Troisièmement, contrairement à d’autres actifs, l’or ne rapporte aucun revenu. Alors que les actions cotées en bourse rapportent des dividendes, les obligations ont leurs coupons, et les maisons, des loyers, l’or n’est qu’un jeu sur la revalorisation du capital. Maintenant que l’économie globale se rétablit, d’autres actifs – actions cotées en bourse ou même l’immobilier renaissant – donnent désormais de meilleurs rendements. En effet, les actions américaines et globales cotées en bourse font largement mieux que l’or depuis la très forte augmentation de son cours début 2009.
Quatrièmement, les prix de l’or ont fortement augmenté lorsque les taux d’intérêt réels (ajustés à l’inflation) sont devenus négatifs à la suite des différents cycles de facilités quantitatives. Le moment pour acheter de l’or est lorsque les rendements réels des liquidités et des obligations sont négatifs et en baisse. Mais les meilleures perspectives des économies américaine et globales impliquent à terme une sortie des facilités quantitatives et des taux directeurs à zéro de la part de la Réserve Fédérale et des autres banques centrales, ce qui signifie que les taux réels seront en hausse plutôt qu’en baisse.
Cinquièmement, certains ont prétendu que les pays souverains fortement endettés inciteraient les investisseurs à se tourner vers l’or du fait des risques portés par les obligations.

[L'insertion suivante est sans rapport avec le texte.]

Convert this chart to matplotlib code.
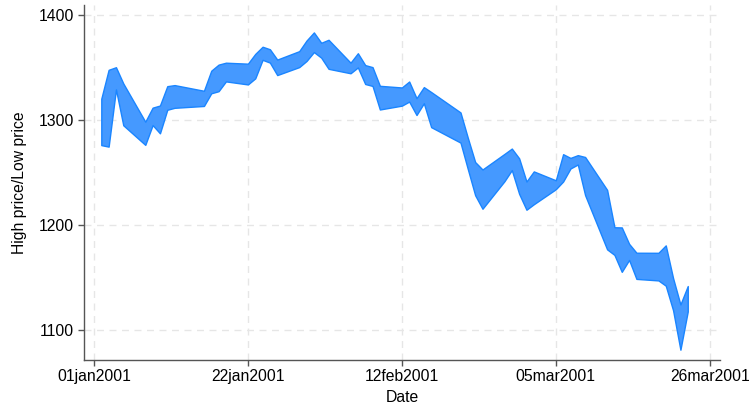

Mais l’on assiste à une situation contraire. Un grand nombre de ces gouvernements lourdement endettés possèdent d’importantes réserves d’or dont ils pourraient décider de se débarrasser pour réduire leurs dettes. En effet, l’information selon laquelle Chypre envisageait de vendre un petite fraction – quelques 400 millions d’euros (520 millions de dollars) – de ses réserves en or a entrainé une chute du cours de l’or de 13% en avril. Des pays comme l’Italie, qui possèdent des réserves en or massives (supérieures à 130 milliards de dollars), pourraient aussi être tentés de le faire, ce qui entrainerait une baisse supplémentaire du cours.
Sixièmement, certains ultra-conservateurs, surtout aux Etats-Unis, ont tellement encouragé la ruée vers l’or que l’effet a été contreproductif. Pour cette frange d’extrême droite, l’or est la meilleure valeur refuge contre le risque posé par la conspiration gouvernementale visant à exproprier la richesse privée. Ces fanatiques croient aussi qu’un retour au système de l’étalon-or est inévitable, dans la mesure où l’hyperinflation dérive de la « dévalorisation » de la monnaie papier par les banques centrales. Mais, en l’absence de toute conspiration, et compte tenu de la baisse de l’inflation et de l’impossibilité d’utiliser l’or comme monnaie, de tels arguments ne sont pas valables.
Un monnaie sert trois fonctions : elle est un moyen de paiement, une unité de compte, et une valeur de réserve. L’or peut être une valeur de réserve, mais il n’est pas un moyen de paiement ; on ne peut pas l’utiliser pour payer ses courses. Il n’est pas non plus une unité de compte ; les prix des biens et des services, et ceux des actifs financiers, ne sont pas libellés en or.
L’or demeure donc cette « relique barbare » de John Maynard Keynes, sans aucune valeur intrinsèque et principalement utilisée comme valeur refuge contre des craintes et des paniques largement irrationnelles. Oui, tous les investisseurs devraient posséder une part très modeste d’or dans leur portfolio comme couverture contre les risques extrêmes. Mais d’autres actifs réels peuvent constituer une couverture comparable, et ces risques extrêmes – bien que toujours présents – sont certainement plus faibles qu’ils ne l’étaient au plus fort de la crise financière globale.
Même si le cours de l’or est susceptible de monter dans les prochaines années, il restera très volatile et accusera une baisse à terme, au fil de l’amélioration de l’économie globale. La ruée vers l’or est terminée.